Recorded information:

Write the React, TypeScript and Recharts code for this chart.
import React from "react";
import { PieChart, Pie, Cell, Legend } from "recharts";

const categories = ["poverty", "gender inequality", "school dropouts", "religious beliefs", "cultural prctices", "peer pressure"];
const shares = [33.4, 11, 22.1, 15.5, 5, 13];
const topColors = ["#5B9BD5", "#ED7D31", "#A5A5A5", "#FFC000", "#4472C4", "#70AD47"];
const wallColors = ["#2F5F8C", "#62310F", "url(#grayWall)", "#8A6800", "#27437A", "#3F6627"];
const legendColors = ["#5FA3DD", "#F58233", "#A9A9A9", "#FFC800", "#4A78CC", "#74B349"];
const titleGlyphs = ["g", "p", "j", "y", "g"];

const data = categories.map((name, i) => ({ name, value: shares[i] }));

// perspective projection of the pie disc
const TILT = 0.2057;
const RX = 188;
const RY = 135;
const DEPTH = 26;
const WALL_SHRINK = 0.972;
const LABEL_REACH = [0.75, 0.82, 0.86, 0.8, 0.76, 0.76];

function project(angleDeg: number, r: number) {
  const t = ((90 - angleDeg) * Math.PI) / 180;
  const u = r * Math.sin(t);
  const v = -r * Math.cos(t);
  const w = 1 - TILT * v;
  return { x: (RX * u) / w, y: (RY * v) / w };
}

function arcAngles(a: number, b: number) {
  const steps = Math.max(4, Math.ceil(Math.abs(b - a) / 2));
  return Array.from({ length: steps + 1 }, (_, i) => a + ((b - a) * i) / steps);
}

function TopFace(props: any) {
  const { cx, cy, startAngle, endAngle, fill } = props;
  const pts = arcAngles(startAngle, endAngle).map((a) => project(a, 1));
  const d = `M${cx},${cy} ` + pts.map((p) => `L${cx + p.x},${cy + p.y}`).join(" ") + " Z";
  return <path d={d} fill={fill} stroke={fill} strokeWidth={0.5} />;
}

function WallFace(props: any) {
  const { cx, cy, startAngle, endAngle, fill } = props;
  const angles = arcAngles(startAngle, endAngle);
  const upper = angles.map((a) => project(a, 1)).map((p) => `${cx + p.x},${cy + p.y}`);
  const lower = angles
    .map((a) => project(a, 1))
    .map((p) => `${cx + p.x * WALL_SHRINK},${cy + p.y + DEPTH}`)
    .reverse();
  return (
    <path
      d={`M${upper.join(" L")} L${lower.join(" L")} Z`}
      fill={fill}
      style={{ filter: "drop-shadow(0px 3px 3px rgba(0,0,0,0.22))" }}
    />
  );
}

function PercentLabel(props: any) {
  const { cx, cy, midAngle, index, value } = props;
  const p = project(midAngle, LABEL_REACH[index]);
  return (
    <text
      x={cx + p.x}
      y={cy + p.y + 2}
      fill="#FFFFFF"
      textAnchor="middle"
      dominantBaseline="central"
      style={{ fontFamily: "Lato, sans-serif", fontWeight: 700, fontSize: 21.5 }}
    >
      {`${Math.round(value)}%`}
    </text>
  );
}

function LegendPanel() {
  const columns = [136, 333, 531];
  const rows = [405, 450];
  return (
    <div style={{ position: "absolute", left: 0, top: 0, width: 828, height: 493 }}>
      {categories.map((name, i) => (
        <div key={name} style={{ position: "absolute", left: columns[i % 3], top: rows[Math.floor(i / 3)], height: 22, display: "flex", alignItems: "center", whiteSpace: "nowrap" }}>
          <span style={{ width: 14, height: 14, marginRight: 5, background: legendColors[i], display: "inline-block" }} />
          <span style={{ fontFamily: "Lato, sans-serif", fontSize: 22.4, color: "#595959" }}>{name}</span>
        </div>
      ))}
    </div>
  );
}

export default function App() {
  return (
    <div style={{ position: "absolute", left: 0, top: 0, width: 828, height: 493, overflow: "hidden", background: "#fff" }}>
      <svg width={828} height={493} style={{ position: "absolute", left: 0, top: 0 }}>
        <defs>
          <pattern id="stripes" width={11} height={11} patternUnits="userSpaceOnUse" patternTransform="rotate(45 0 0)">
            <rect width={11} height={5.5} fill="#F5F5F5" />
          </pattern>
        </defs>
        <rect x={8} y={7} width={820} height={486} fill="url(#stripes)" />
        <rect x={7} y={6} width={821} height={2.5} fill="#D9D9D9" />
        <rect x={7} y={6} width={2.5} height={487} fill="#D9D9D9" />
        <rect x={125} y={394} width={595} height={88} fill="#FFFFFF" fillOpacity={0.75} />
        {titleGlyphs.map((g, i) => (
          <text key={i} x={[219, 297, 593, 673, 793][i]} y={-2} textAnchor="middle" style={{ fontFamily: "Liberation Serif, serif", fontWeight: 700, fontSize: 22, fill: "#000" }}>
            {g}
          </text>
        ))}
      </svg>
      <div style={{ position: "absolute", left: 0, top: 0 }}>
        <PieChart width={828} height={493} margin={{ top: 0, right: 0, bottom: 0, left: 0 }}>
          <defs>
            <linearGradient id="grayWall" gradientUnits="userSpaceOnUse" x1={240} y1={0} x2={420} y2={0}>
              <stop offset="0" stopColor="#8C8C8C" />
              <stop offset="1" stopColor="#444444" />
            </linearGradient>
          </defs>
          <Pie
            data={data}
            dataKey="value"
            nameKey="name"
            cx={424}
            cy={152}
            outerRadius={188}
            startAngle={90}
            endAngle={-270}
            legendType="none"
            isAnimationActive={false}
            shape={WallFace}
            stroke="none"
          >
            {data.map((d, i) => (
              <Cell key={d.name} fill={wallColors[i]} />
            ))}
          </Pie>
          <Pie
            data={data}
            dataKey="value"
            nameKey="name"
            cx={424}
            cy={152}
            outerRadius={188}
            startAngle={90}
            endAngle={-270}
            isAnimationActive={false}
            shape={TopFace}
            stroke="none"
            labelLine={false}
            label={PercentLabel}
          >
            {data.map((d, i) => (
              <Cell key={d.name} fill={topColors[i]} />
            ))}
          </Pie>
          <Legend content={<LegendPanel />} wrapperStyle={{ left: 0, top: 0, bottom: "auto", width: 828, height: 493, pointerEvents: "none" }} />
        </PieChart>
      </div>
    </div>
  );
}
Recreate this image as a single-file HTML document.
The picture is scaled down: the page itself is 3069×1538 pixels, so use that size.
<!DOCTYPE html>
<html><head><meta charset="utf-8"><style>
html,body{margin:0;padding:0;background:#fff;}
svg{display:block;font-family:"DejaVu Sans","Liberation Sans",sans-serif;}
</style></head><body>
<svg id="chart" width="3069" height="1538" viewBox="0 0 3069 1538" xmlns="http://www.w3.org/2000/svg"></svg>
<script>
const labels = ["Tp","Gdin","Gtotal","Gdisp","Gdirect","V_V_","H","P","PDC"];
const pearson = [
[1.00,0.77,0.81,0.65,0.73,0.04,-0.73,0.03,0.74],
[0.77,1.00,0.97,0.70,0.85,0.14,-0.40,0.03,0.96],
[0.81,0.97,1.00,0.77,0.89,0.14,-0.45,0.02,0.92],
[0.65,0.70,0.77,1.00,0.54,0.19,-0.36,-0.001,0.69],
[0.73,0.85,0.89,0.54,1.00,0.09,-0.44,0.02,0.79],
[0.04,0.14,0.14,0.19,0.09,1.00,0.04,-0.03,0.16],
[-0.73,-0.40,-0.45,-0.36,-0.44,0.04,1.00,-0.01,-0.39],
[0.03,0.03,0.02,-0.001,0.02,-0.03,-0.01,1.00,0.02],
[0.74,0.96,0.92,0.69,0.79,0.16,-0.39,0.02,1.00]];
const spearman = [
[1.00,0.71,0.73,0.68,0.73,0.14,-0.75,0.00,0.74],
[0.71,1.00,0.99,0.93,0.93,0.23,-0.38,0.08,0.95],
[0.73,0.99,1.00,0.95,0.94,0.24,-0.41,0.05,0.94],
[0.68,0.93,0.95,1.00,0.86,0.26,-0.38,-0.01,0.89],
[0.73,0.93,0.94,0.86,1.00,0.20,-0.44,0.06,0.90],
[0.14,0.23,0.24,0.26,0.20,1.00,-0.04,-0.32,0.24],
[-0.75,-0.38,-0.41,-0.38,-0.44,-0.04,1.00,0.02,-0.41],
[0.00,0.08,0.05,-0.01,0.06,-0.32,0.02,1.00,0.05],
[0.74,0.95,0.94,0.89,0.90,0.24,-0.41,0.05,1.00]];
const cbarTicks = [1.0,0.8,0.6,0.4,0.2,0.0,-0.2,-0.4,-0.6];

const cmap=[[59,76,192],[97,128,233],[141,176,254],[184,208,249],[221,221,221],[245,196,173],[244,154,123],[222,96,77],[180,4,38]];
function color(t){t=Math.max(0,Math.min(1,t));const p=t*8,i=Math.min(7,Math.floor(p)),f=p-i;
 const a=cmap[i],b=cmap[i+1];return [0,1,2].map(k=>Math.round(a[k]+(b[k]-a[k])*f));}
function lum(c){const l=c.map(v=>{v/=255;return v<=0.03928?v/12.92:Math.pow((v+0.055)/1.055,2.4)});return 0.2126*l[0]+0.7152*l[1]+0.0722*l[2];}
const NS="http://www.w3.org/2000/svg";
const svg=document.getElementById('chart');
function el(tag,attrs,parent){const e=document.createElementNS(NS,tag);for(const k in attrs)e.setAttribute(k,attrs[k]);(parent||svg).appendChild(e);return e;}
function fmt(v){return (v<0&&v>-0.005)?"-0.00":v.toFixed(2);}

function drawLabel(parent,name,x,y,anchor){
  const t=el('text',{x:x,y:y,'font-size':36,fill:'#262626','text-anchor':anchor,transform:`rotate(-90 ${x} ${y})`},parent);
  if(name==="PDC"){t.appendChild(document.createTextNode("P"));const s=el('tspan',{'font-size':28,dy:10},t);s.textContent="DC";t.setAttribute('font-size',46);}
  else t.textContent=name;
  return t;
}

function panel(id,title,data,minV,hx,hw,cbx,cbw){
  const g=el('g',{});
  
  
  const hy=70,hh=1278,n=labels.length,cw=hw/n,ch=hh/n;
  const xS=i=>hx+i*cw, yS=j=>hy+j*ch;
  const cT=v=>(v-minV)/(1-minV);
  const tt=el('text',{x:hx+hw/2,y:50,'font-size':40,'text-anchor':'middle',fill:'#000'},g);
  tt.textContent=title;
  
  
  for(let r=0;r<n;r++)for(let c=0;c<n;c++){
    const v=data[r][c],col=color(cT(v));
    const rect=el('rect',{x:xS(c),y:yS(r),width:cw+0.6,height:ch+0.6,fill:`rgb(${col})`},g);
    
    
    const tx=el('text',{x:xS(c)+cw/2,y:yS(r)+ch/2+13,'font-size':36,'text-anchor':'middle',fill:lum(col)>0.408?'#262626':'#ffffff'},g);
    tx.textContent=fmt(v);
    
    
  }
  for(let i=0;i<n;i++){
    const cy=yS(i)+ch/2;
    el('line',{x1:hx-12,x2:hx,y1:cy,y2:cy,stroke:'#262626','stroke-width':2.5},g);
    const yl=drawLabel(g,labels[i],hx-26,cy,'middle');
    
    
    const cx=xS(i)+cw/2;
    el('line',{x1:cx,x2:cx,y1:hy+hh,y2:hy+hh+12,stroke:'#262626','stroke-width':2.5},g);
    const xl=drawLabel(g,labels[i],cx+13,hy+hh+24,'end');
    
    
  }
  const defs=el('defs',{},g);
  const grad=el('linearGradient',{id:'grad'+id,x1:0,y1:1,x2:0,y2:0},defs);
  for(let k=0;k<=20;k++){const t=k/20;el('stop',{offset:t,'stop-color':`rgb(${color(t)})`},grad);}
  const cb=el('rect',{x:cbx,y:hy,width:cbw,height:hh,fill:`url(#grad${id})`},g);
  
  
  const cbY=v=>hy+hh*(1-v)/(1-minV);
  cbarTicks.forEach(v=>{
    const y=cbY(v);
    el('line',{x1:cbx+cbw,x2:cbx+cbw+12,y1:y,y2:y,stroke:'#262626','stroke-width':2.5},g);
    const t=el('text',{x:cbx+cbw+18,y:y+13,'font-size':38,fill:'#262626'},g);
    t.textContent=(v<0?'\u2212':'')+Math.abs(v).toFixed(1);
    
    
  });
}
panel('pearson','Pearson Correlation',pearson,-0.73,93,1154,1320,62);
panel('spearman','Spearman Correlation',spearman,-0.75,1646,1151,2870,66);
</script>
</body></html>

Task prompt:
Scan the material line by line and report each one that contains "React".

Solution for this problem:
Write the React, TypeScript and Recharts code for this chart.
import React from "react";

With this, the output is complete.